Dame Barbara Hepworth (1903 – 1975), the famous artist whose work exemplifies in particular modern sculpture, was recently celebrated with a blue plaque. It was unveiled in her and her first husband John Skeaping’s honour at 24 St Ann’s Terrace, St John’s Wood, on 30 October 2020. The couple lived there in 1927. The fact that “Winged Figure”, one of Hepworth’s best known works, is mounted on the side of John Lewis, one of the most traditional department stores in Oxford Street, has always intrigued me.
I wondered if her legacy could be found in the City of London too. It seems the closest she ever came to being commemorated in the City was with “Meridian”, an early work of a bronze sculpture, commissioned for State House, an office block constructed at 66–71 High Holborn in the early 1960s. The building was demolished in the 1990s and the sculpture sold and moved to a sculpture garden in New York. A statue by John Skeaping however can be admired at Augustine House, an office building at 6A Austin Friars in the City where there used to be a medieval church that had belonged to the Augustinian order of friars (or “Austin Friars”).
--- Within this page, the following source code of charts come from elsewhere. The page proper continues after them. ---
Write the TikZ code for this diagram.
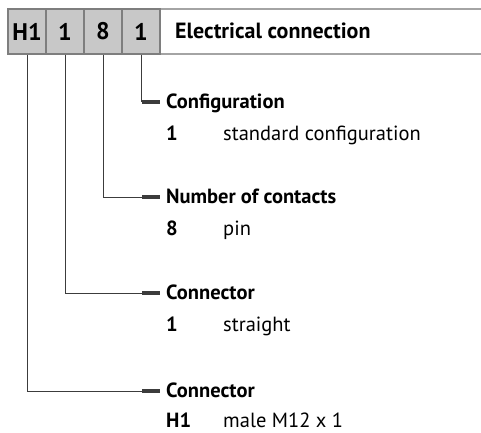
\documentclass[tikz,border=0pt]{standalone}
\usepackage{fontspec}
\setsansfont{PT Sans}
\definecolor{boxgray}{HTML}{C8C8C8}
\definecolor{boxline}{HTML}{7E7E7E}
\definecolor{bandline}{HTML}{A4A4A4}
\definecolor{legline}{HTML}{3C3C3C}
\begin{document}
\begin{tikzpicture}[x=1pt, y=-1pt, font=\sffamily, line join=miter,
	codebox/.style={draw=boxline, line width=1.2pt, fill=boxgray, minimum width=38pt, minimum height=45pt, inner sep=0pt, font=\sffamily\bfseries\fontsize{24}{26}\selectfont},
	title/.style={anchor=base west, inner sep=0pt, font=\sffamily\bfseries\fontsize{22}{24}\selectfont},
	head/.style={anchor=base west, inner sep=0pt, font=\sffamily\bfseries\fontsize{20.5}{23}\selectfont},
	key/.style={anchor=base west, inner sep=0pt, font=\sffamily\bfseries\fontsize{20.5}{23}\selectfont},
	value/.style={anchor=base west, inner sep=0pt, font=\sffamily\fontsize{20.5}{23}\selectfont},
	leg/.style={draw=legline, line width=1pt},
	tab/.style={draw=legline, line width=4pt, line cap=butt}]
	\useasboundingbox (0,0) rectangle (481,432);

	% Code band
	\draw[bandline, line width=1.5pt] (8,9) -- (481,9);
	\draw[bandline, line width=1.5pt] (8,54) -- (481,54);
	\node[codebox] (c1) at (27,31.5) {H1};
	\node[codebox] (c2) at (65,31.5) {1};
	\node[codebox] (c3) at (103,31.5) {8};
	\node[codebox] (c4) at (141,31.5) {1};
	\node[title] (title) at (175,38.5) {Electrical connection};

	% Configuration
	\coordinate (k4) at (141,102);
	\coordinate (t4) at (160,102);
	\node[head] (conf) at (166,108) {Configuration};
	\node[key] (conf-k) at (166,140) {1};
	\node[value] (conf-v) at (223,140) {standard configuration};
	\draw[leg] (c4.south) -- (k4);
	\draw[tab] (k4) ++(1,0) -- (t4);

	% Number of contacts
	\coordinate (k3) at (103,197);
	\coordinate (t3) at (160,197);
	\node[head] (pins) at (166,203) {Number of contacts};
	\node[key] (pins-k) at (166,235) {8};
	\node[value] (pins-v) at (223,235) {pin};
	\draw[leg] (c3.south) |- (t3);
	\draw[tab] (142,197) -- (t3);

	% Connector
	\coordinate (k2) at (65,293);
	\coordinate (t2) at (160,293);
	\node[head] (conn) at (166,299) {Connector};
	\node[key] (conn-k) at (166,331) {1};
	\node[value] (conn-v) at (223,331) {straight};
	\draw[leg] (c2.south) |- (t2);
	\draw[tab] (142,293) -- (t2);

	% Connector H1
	\coordinate (k1) at (27,391);
	\coordinate (t1) at (160,391);
	\node[head] (male) at (166,397) {Connector};
	\node[key] (male-k) at (166,427) {H1};
	\node[value] (male-v) at (223,427) {male M12 x 1};
	\draw[leg] (c1.south) |- (t1);
	\draw[tab] (142,391) -- (t1);
\end{tikzpicture}
\end{document}
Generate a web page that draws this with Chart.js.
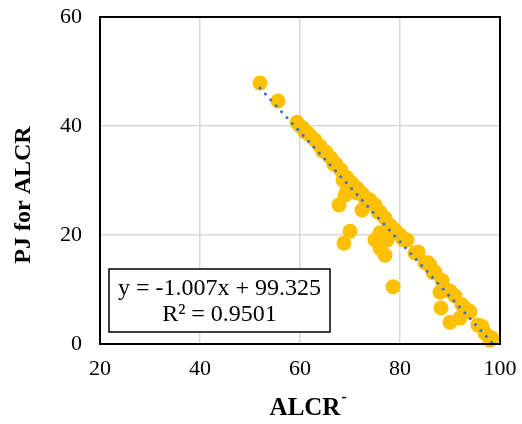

Not only was Hepworth’s work non-conformist but also her private life. At a young age she travelled to Italy where in 1925 she married Skeaping. Their son Paul was born back in London in 1929 and later tragically killed in a plane crash. In 1931, Hepworth met and fell in love with abstract painter Ben Nicholson while both were still married. At Hepworth's request, she and Skeaping were divorced that year. With Nicholson, she gave birth to triplets in 1934 and, atypically, found a way to both take care of her children and continue producing her art. "A woman artist", she argued, "is not deprived by cooking and having children, nor by nursing children with measles (even in triplicate) – one is in fact nourished by this rich life, provided one always does some work each day; even a single half hour, so that the images grow in one's mind."